You can almost smell the death through the screen. This was a strategic move made by the film's co-writer, director, and producer, the late Tobe Hooper, who prepped for making "The Texas Chain Saw Massacre" by studying psychology and horror classics. He explained in an interview with The Flashback Files:

"One of the things that always work, one of the creepiest things a horror film can have, is the ambiance of death. Like the way Frankenstein's monster is put together by pieces of dead bodies. That's why I opened the film in a graveyard. You're immediately repelled by this stuff. Like the sight of a coffin. It's classic Freudian."

Even though Hooper wanted to permeate the movie with the sense of death, he initially planned to decorate the set with stuffed animals, but the film's art director, Robert A. Burns, couldn't find any. "Bob, just figure it out please," is what Hooper told him. There was no way the director could plan for what happened next.

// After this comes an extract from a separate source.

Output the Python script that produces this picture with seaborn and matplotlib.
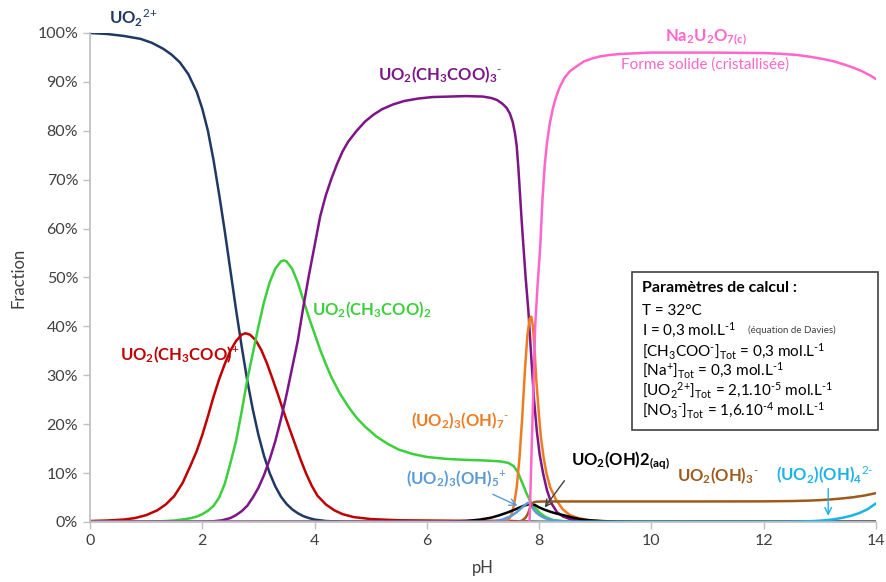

'It totally freaked everyone out, including me'

Robert A. Burns answered Tobe Hooper's directive in the most bizarre — but also fitting — way possible. Later in the movie, the cannibalistic family binds and tortures Sally in their farmhouse. At one point, they force her to eat dinner with them. The day Hooper shot this scene, he got an unpleasant surprise. He recounted to The Flashback Files:

"So on the day of shooting the dinner scene, a big dump truck pulls up at the house. It had one of these hydraulic beds and they dump all of these animal cadavers at the back of the house. A hundred at least. Dogs, cats, everything. They came from the city pound and had just been euthanized. It totally freaked everyone out, including me."

The set was stacked with a thousand pounds of dead animal carcasses scattered about; way more than what Hooper needed. It was a complete mess, and dangerous too. While working on a dead dog, a makeup artist accidentally shot herself in the leg with formaldehyde. With no other way to get rid of the them, a crew member poured gallons of gasoline on a mound of carcasses and set it ablaze. That only made matters worse. "The black oily smoke and the smell of smoldering animals would drift into the house, according to the way the wind blew," Hooper said. This was hell for everyone on set, but it was just one of the reasons why "The Texas Chain Saw" cast and crew hated Hooper

Hooper didn't let the cast bathe the foul odor away

The mess in the backyard of the farmhouse didn't deter Tobe Hooper; he used it to his advantage. At the time of its release, "The Texas Chain Saw Massacre" was misleadingly touted as being based on a true story. While Hooper used real-life serial killer and body snatcher Ed Gein as inspiration, the film's plot is largely fiction. Still, Hooper wanted the movie to feel real in every way, so he isolated the cast during lunch breaks and asked them not to bathe during production, which made it hard for them to stomach each other because the foul odor had gotten on their bodies.   

Working inside the farmhouse was no better than outside. The home was decorated with real human skeletons. Apparently, getting real human remains from India was cheaper than buying plastic props. Hooper explained to "The Flashback Files" how shooting inside the house became unbearable for his cast and crew.

"It was already over a hundred degrees in that house, but we had to shoot some of the dinner scene in daylight. So we put a big black tent over the house. With the tent it would get up to a hundred and seventeen degrees. And all the bones and skeletons in the house started cooking and putting out these noxious odors. People were running to the windows and throwing up."

Shooting the film was especially traumatic for the late Marilyn Burns, whose character, Sally, serves as the movie's final girl. Burns suffered many injuries on set, including a sliced finger. Years later, she told Gunnar Hansen that the experience was so scary that at the time she wasn't sure if she was shooting a movie or being tortured by a real-life chainsaw-slinging maniac.